GOAL OF THE EXERCISE |
Give the data below again exactly as written, without its pictures.

[BEGIN]

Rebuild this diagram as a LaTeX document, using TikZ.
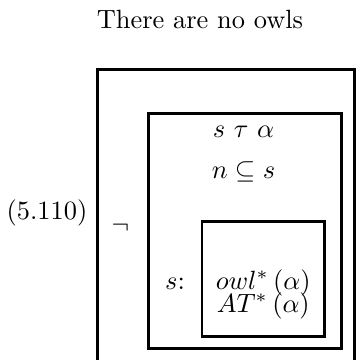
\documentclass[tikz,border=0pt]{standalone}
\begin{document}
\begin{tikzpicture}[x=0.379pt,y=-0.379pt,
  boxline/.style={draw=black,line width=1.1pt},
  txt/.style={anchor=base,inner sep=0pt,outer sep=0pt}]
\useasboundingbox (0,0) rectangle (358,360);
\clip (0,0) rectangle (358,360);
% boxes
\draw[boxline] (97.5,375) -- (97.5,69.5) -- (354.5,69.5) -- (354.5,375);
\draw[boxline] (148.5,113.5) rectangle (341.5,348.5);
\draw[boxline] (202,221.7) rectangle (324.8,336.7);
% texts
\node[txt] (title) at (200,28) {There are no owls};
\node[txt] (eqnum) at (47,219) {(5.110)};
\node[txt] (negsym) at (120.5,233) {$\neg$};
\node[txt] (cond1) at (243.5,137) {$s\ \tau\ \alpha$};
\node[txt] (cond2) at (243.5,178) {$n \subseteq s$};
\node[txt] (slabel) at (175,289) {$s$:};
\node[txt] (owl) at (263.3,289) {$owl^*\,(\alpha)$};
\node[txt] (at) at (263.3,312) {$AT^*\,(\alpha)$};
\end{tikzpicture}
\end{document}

[END]

SOLUTION TO THIS EXERCISE |
Rebuild this diagram as a LaTeX document, using TikZ.
\documentclass[tikz,border=0pt]{standalone}
\begin{document}
\begin{tikzpicture}[x=0.379pt,y=-0.379pt,
  boxline/.style={draw=black,line width=1.1pt},
  txt/.style={anchor=base,inner sep=0pt,outer sep=0pt}]
\useasboundingbox (0,0) rectangle (358,360);
\clip (0,0) rectangle (358,360);
% boxes
\draw[boxline] (97.5,375) -- (97.5,69.5) -- (354.5,69.5) -- (354.5,375);
\draw[boxline] (148.5,113.5) rectangle (341.5,348.5);
\draw[boxline] (202,221.7) rectangle (324.8,336.7);
% texts
\node[txt] (title) at (200,28) {There are no owls};
\node[txt] (eqnum) at (47,219) {(5.110)};
\node[txt] (negsym) at (120.5,233) {$\neg$};
\node[txt] (cond1) at (243.5,137) {$s\ \tau\ \alpha$};
\node[txt] (cond2) at (243.5,178) {$n \subseteq s$};
\node[txt] (slabel) at (175,289) {$s$:};
\node[txt] (owl) at (263.3,289) {$owl^*\,(\alpha)$};
\node[txt] (at) at (263.3,312) {$AT^*\,(\alpha)$};
\end{tikzpicture}
\end{document}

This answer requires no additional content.